A nostalgic trip to Bordeaux

by

One of the great pleasures and rewards for those in the wine trade is the occasional jaunt to not only visit the regions of wine production, but also to meet the dedicated band of winemakers who are responsible for the making and experimenting with, new innovative concepts in wine production.  On such a recent visit to Bordeaux it was a reminder not only to the finer things in life but also reinforced a few concerns about the perception of Bordeaux wines, reference quality versus value.

There is no doubt that Bordeaux, the very heart of iconic wines, continues to have immense clout.  The market is strong and continues to gain in strength, on the emerging Asian markets demand to be in the wine loop as regards aspiring to drink the top quality wine, but also to exploit wine for investment purposes.  That said, prices do need to be questioned.  At the end of the day, Bordeaux vineyards are large and they continue to govern high prices.  In short, business is good in Bordeaux.

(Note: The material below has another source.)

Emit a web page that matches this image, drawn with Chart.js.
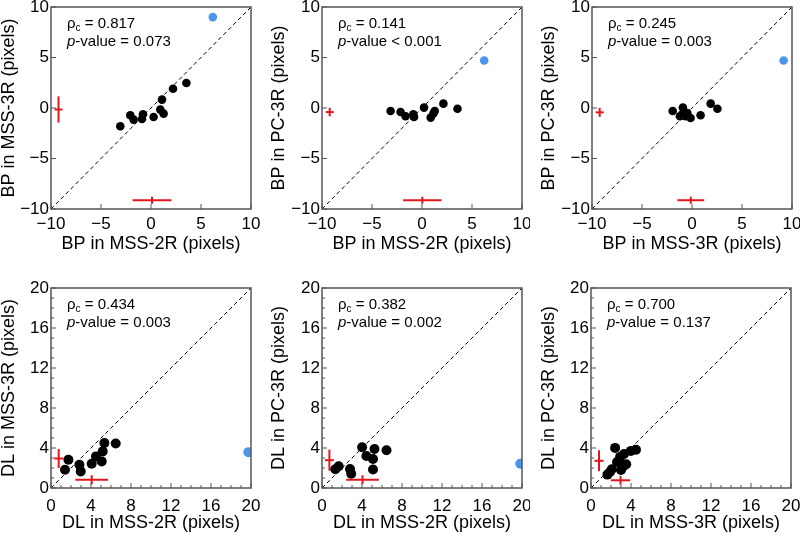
<!DOCTYPE html>
<html>
<head>
<meta charset="utf-8">
<script src="https://cdn.jsdelivr.net/npm/chart.js@4.4.0/dist/chart.umd.min.js"></script>
<style>
  html, body { margin: 0; padding: 0; background: #fff; }
  #wrap { position: relative; width: 800px; height: 537px; }
  .cell { position: absolute; }
</style>
</head>
<body>
<div id="wrap">
  <div class="cell" style="left:0;top:0;width:260px;height:265px"><canvas id="p1"></canvas></div>
  <div class="cell" style="left:270px;top:0;width:260px;height:265px"><canvas id="p2"></canvas></div>
  <div class="cell" style="left:540px;top:0;width:260px;height:265px"><canvas id="p3"></canvas></div>
  <div class="cell" style="left:0;top:265px;width:260px;height:272px"><canvas id="p4"></canvas></div>
  <div class="cell" style="left:270px;top:265px;width:260px;height:272px"><canvas id="p5"></canvas></div>
  <div class="cell" style="left:540px;top:265px;width:260px;height:272px"><canvas id="p6"></canvas></div>
</div>
<script>
// --- data ---
// BP: MSS-2R vs MSS-3R
const bp1X = [-3.07, -2.07, -1.74, -0.90, -0.80, 0.26, 0.93, 1.10, 1.26, 2.20, 3.54];
const bp1Y = [-1.81, -0.72, -1.15, -1.09, -0.62, -0.89, -0.16, 0.83, -0.56, 1.91, 2.47];
const bp1Out = [6.18, 9.0];
// BP: MSS-2R vs PC-3R
const bp2X = [-3.14, -2.14, -1.64, -0.87, -0.80, 0.20, 0.87, 1.14, 1.27, 2.14, 3.55];
const bp2Y = [-0.30, -0.40, -0.82, -0.62, -0.89, 0.04, -0.95, -0.55, -0.30, 0.43, -0.07];
const bp2Out = [6.22, 4.71];
// BP: MSS-3R vs PC-3R
const bp3X = [-1.93, -0.91, -0.97, -0.64, -0.14, -1.21, -0.47, 0.86, 1.87, 2.54];
const bp3Y = [-0.30, 0.04, -0.62, -0.82, -0.99, -0.82, -0.49, -0.72, 0.43, -0.07];
const bp3Out = [9.16, 4.71];
// DL: MSS-2R vs MSS-3R
const dl1X = [1.40, 1.74, 2.84, 2.97, 4.07, 4.50, 5.07, 5.17, 5.34, 6.47];
const dl1Y = [1.83, 2.83, 2.33, 1.66, 2.43, 3.16, 2.66, 3.66, 4.50, 4.45];
const dl1Out = [19.73, 3.57];
// DL: MSS-2R vs PC-3R
const dl2X = [1.33, 1.67, 2.80, 2.92, 4.01, 4.44, 5.10, 5.25, 5.10, 6.45];
const dl2Y = [1.87, 2.17, 1.90, 1.42, 4.08, 3.20, 2.90, 3.90, 1.85, 3.77];
const dl2Out = [19.83, 2.43];
// DL: MSS-3R vs PC-3R
const dl3X = [1.64, 1.90, 2.08, 2.41, 2.60, 2.91, 3.00, 3.25, 3.52, 3.30, 3.99, 4.50];
const dl3Y = [1.34, 1.60, 1.87, 4.01, 2.60, 3.11, 1.80, 2.17, 2.37, 3.40, 3.71, 3.82];

// mean error crosses: [centre x, centre y, half width x, half width y]
const bp1ErrY = [-9.25, -0.15, 0.4, 1.3],  bp1ErrX = [0.10, -9.13, 1.94, 0.35];
const bp2ErrY = [-9.23, -0.40, 0.4, 0.43], bp2ErrX = [0.03, -9.13, 1.92, 0.35];
const bp3ErrY = [-9.23, -0.43, 0.4, 0.45], bp3ErrX = [-0.12, -9.13, 1.34, 0.35];
const dl1ErrY = [0.77, 2.95, 0.45, 0.95],  dl1ErrX = [4.07, 0.83, 1.63, 0.45];
const dl2ErrY = [0.74, 2.78, 0.45, 1.05],  dl2ErrX = [4.05, 0.83, 1.63, 0.45];
const dl3ErrY = [0.80, 2.72, 0.45, 1.05],  dl3ErrX = [2.95, 0.77, 0.97, 0.45];

const rhoC = ['0.817', '0.141', '0.245', '0.434', '0.382', '0.700'];
const pVals = ['= 0.073', '< 0.001', '= 0.003', '= 0.003', '= 0.002', '= 0.137'];

const FONT = '"Liberation Sans", Arial, Helvetica, sans-serif';
const RED = '#e3161d';
const BLUE = '#4d94ea';
Chart.defaults.font.family = FONT;
Chart.defaults.color = '#000';

const minus = v => String(v).replace('-', '\u2212');

// frame + inward ticks + rho/p annotation
const framePlugin = {
  id: 'frame',
  afterDatasetsDraw(chart, args, opts) {
    const { ctx, chartArea: a, scales } = chart;
    ctx.save();
    ctx.strokeStyle = '#555';
    ctx.lineWidth = 1.5;
    ctx.strokeRect(a.left, a.top, a.right - a.left, a.bottom - a.top);
    ctx.lineWidth = 1;
    const xs = scales.x, ys = scales.y;
    for (let v = xs.min; v <= xs.max + 1e-9; v += opts.minor) {
      const px = xs.getPixelForValue(v);
      const len = Math.abs(v / opts.major - Math.round(v / opts.major)) < 1e-6 ? 5 : 3;
      ctx.beginPath();
      ctx.moveTo(px, a.bottom); ctx.lineTo(px, a.bottom - len);
      ctx.stroke();
    }
    for (let v = ys.min; v <= ys.max + 1e-9; v += opts.minor) {
      const py = ys.getPixelForValue(v);
      const len = Math.abs(v / opts.major - Math.round(v / opts.major)) < 1e-6 ? 5 : 3;
      ctx.beginPath();
      ctx.moveTo(a.left, py); ctx.lineTo(a.left + len, py);
      ctx.stroke();
    }

    // annotation
    const x = a.left + 16;
    ctx.fillStyle = '#000';
    ctx.textBaseline = 'alphabetic';
    ctx.textAlign = 'left';
    ctx.font = '15px ' + FONT;
    ctx.fillText('\u03C1', x, a.top + 21);
    let w = ctx.measureText('\u03C1').width;
    ctx.font = '10px ' + FONT;
    ctx.fillText('c', x + w, a.top + 24);
    w += ctx.measureText('c').width;
    ctx.font = '15px ' + FONT;
    ctx.fillText(' = ' + opts.rho, x + w, a.top + 21);
    ctx.font = 'italic 15px ' + FONT;
    ctx.fillText('p', x, a.top + 39);
    w = ctx.measureText('p').width;
    ctx.font = '15px ' + FONT;
    ctx.fillText('-value ' + opts.p, x + w, a.top + 39);
    ctx.restore();
  }
};

function pts(xs, ys) {
  return xs.map((x, i) => ({ x: x, y: ys[i] }));
}

function cross(err) {
  const [cx, cy, hx, hy] = err;
  const seg = d => ({
    data: d, showLine: true, borderColor: RED, borderWidth: 2,
    pointRadius: 0, order: 2
  });
  return [
    seg([{ x: cx - hx, y: cy }, { x: cx + hx, y: cy }]),
    seg([{ x: cx, y: cy - hy }, { x: cx, y: cy + hy }])
  ];
}

function panel(id, cfg) {
  const top = cfg.row === 0;
  const lo = cfg.min, hi = cfg.max;
  const r = top ? 4.3 : 5;
  const datasets = [
    {
      data: [{ x: lo, y: lo }, { x: hi, y: hi }], showLine: true,
      borderColor: '#000', borderWidth: 1, borderDash: [4, 3],
      pointRadius: 0, order: 3
    },
    ...cross(cfg.errY),
    ...cross(cfg.errX),
    {
      data: pts(cfg.xs, cfg.ys), backgroundColor: '#000', borderWidth: 0,
      pointRadius: r, order: 1
    }
  ];
  if (cfg.out) {
    datasets.push({
      data: [{ x: cfg.out[0], y: cfg.out[1] }], backgroundColor: BLUE,
      borderWidth: 0, pointRadius: r, order: 0
    });
  }

  const xH = top ? 56 : 49;
  new Chart(document.getElementById(id), {
    type: 'scatter',
    data: { datasets: datasets },
    options: {
      responsive: true,
      maintainAspectRatio: false,
      animation: false,
      layout: { padding: { top: top ? 7 : 23, right: 260 - cfg.yW - 200, left: 0, bottom: 0 } },
      plugins: {
        legend: { display: false },
        tooltip: { enabled: false },
        frame: { rho: cfg.rho, p: cfg.p, major: cfg.step, minor: cfg.minor }
      },
      scales: {
        x: {
          type: 'linear', min: lo, max: hi,
          grid: { display: false, drawTicks: false },
          border: { display: false },
          ticks: { stepSize: cfg.step, padding: top ? 5 : 8, font: { size: 17 }, color: '#000', callback: minus },
          title: { display: true, text: cfg.xTitle, color: '#000', font: { size: 18, lineHeight: 1 }, padding: { top: 0, bottom: xH - 44 } },
          afterFit: s => { s.height = xH; s.paddingLeft = 0; s.paddingRight = 0; }
        },
        y: {
          type: 'linear', min: lo, max: hi,
          grid: { display: false, drawTicks: false },
          border: { display: false },
          ticks: { stepSize: cfg.step, padding: 2, font: { size: 17 }, color: '#000', callback: minus },
          title: { display: true, text: cfg.yTitle, color: '#000', font: { size: 18, lineHeight: 1 }, padding: 0 },
          afterFit: s => { s.width = cfg.yW; s.paddingTop = 0; s.paddingBottom = 0; }
        }
      }
    },
    plugins: [framePlugin]
  });
}

const bpAxis = { row: 0, min: -10, max: 10, step: 5, minor: 5 };
const dlAxis = { row: 1, min: 0, max: 20, step: 4, minor: 1 };

panel('p1', Object.assign({}, bpAxis, { yW: 51, xs: bp1X, ys: bp1Y, out: bp1Out, errX: bp1ErrX, errY: bp1ErrY,
  rho: rhoC[0], p: pVals[0], xTitle: 'BP in MSS-2R (pixels)', yTitle: 'BP in MSS-3R (pixels)' }));
panel('p2', Object.assign({}, bpAxis, { yW: 52, xs: bp2X, ys: bp2Y, out: bp2Out, errX: bp2ErrX, errY: bp2ErrY,
  rho: rhoC[1], p: pVals[1], xTitle: 'BP in MSS-2R (pixels)', yTitle: 'BP in PC-3R (pixels)' }));
panel('p3', Object.assign({}, bpAxis, { yW: 52, xs: bp3X, ys: bp3Y, out: bp3Out, errX: bp3ErrX, errY: bp3ErrY,
  rho: rhoC[2], p: pVals[2], xTitle: 'BP in MSS-3R (pixels)', yTitle: 'BP in PC-3R (pixels)' }));
panel('p4', Object.assign({}, dlAxis, { yW: 51, xs: dl1X, ys: dl1Y, out: dl1Out, errX: dl1ErrX, errY: dl1ErrY,
  rho: rhoC[3], p: pVals[3], xTitle: 'DL in MSS-2R (pixels)', yTitle: 'DL in MSS-3R (pixels)' }));
panel('p5', Object.assign({}, dlAxis, { yW: 52, xs: dl2X, ys: dl2Y, out: dl2Out, errX: dl2ErrX, errY: dl2ErrY,
  rho: rhoC[4], p: pVals[4], xTitle: 'DL in MSS-2R (pixels)', yTitle: 'DL in PC-3R (pixels)' }));
panel('p6', Object.assign({}, dlAxis, { yW: 51, xs: dl3X, ys: dl3Y, out: null, errX: dl3ErrX, errY: dl3ErrY,
  rho: rhoC[5], p: pVals[5], xTitle: 'DL in MSS-3R (pixels)', yTitle: 'DL in PC-3R (pixels)' }));
</script>
</body>
</html>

One never ceases to be overwhelmed as you drive out of the historic city of Bordeaux on what can only be described a nostalgic trip down the very smartest restaurant wine list.  Whilst the proven recipe for success for Bordeaux wines has, for many years, been tried and tested.  One is also mindful that each Chateau has their own interpretation of how they can strive to produce the very best wines ... yet never losing sight of that Chateau’s history, aspirations and reputation.

It is worth remembering that Bordeaux wines are on the whole ‘blended’, that being wines made up of a combination of up to 5 grape varieties ~ Cabernet Sauvignon, Merlot, Cabernet Franc, Malbec and Petit Verdot.  In fact, only a tiny percentage of Bordeaux reds (Clarets) are made of a single grape variety.  The skill of constructing a blend in itself does create large complications and uncertainties.  Not all grape varieties either flower or ripen at the same pace.  A couple of weeks delay waiting for one element of your cuvee to ripen can be devastated by an unwelcome rain storm.  Equally, rain and hail as the flowering sets can literally decimate the grapes before they even form.  In short, the skill of the winemaker is secondary to the unpredictable influences of the weather.  It is the major factor that every vintage is totally unique, hence prices, flavours, ageing potential, can all vary.

After what can only be described as an extensive, often exhausting, and yet nevertheless thorough, research trip, my handy hint is that 2010 is a great vintage offering heaps of lush expressive fruit, great structure and poise.  Yes, they will continue to develop further but in this, their very early stage of development, vibrance and youthful charm can often more than compensate for the older more developed softer nuances.  2010 is, also in no doubt, a very sound vintage for the top flight ‘Grand Cru’ Clarets.  Wines that show great ageing potential, but just remember ... time costs money.